Est-ce que vous avez des contacts pour un combat ?
C’est moi qui ne veux pas lutter, mais si je voulais, j’allais signer un combat dès demain.
Pourquoi vous ne voulez pas signer alors ?
Parce que ce n’est pas le moment. J’ai lutté pendant 15 ans, et c’est la première fois que j’enregistre une défaite. Un bon sportif se doit, dans ces cas, de se reposer et de revoir où se situent les erreurs, vérifier si tout est toujours en place. Voir si je suis toujours capable de faire ce que je faisais avant, si ceux qui priaient pour toi sont toujours là. En ce moment, je pense à tout sauf à lutter.
Mais peut-on s’attendre à ce que vous redescendiez dans l’arène la saison prochaine ?
Oui, mais quand je serai prêt.
Est-ce que vous vous attendez à ce que votre cachet soit revu à la baisse après cette défaite ?
Ce n’est même pas la peine d’en parler. Mais retenez que je ne suis pas comme le dollar, qui monte et qui descend.
Vous avez dit, après votre défaite, que vous aviez sacrifié beaucoup de choses pour la lutte, vous vouliez parler de votre vie sentimentale ?
Je parlais de ma vie en général. Pour atteindre le niveau que j’ai atteint dans la lutte, un niveau jamais atteint par personne, il faut faire des sacrifices. J’en ai marre de m’enfermer tout le temps, je suis jeune. En plus, je suis musulman et talibé Cheikh. J’aurais voulu chaque vendredi aller faire le Hadra à la mosquée, mais je suis dans l’incapacité de le faire, par peur de perturber, et beaucoup d’autres choses que j’aimerais faire et que la lutte m’empêche de faire.

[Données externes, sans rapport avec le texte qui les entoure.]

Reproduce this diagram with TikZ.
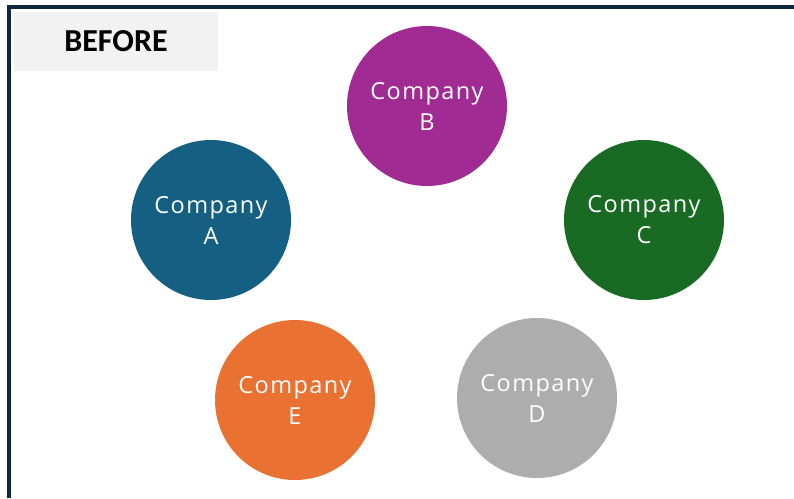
\documentclass[tikz,border=0pt]{standalone}
\usepackage{fontspec}
\setmainfont{Open Sans}[LetterSpace=6]
\newfontfamily\labelfont{Carlito}
\definecolor{frameC}{HTML}{0E2841}
\definecolor{tagC}{HTML}{F2F2F2}
\definecolor{cA}{HTML}{156082}
\definecolor{cB}{HTML}{A02B93}
\definecolor{cC}{HTML}{196B24}
\definecolor{cD}{HTML}{ADADAD}
\definecolor{cE}{HTML}{E97132}
\tikzset{
  company/.style={circle, minimum size=160pt, inner sep=0pt, fill=#1, text=white,
    align=center, font=\fontsize{23.5}{31}\selectfont},
}
\begin{document}
\begin{tikzpicture}[x=1pt,y=-1pt]
\useasboundingbox (0,0) rectangle (794,498);
\fill[white] (0,0) rectangle (794,498);
\draw[frameC, line width=3.6pt] (9,498) -- (9,7) -- (794,7);
\node[fill=tagC, minimum width=204pt, minimum height=59pt, inner sep=0pt,
  font=\labelfont\bfseries\fontsize{32}{34}\selectfont] (tag) at (116,41.5) {BEFORE};
\node[company=cA] (A) at (211,220) {Company\\A};
\node[company=cB] (B) at (427,106) {Company\\B};
\node[company=cC] (C) at (644,220) {Company\\C};
\node[company=cD] (D) at (537,398) {Company\\D};
\node[company=cE] (E) at (295,400) {Company\\E};
\end{tikzpicture}
\end{document}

Eumeu Sène est-il dans votre ligne de mire ?
Pour le moment je n’ai pas d’adversaire, comme je vous l’ai, il faut que je vérifie tout avant de penser à un autre combat.
Selbé Ndom la voyante avait prédit votre défaite, quel effet cela vous a fait à la veille du combat ?
Aucun effet. On m’en a parlé et cela ne m’a rien fait. Je n’irai pas là-bas comme elle l’a demandé.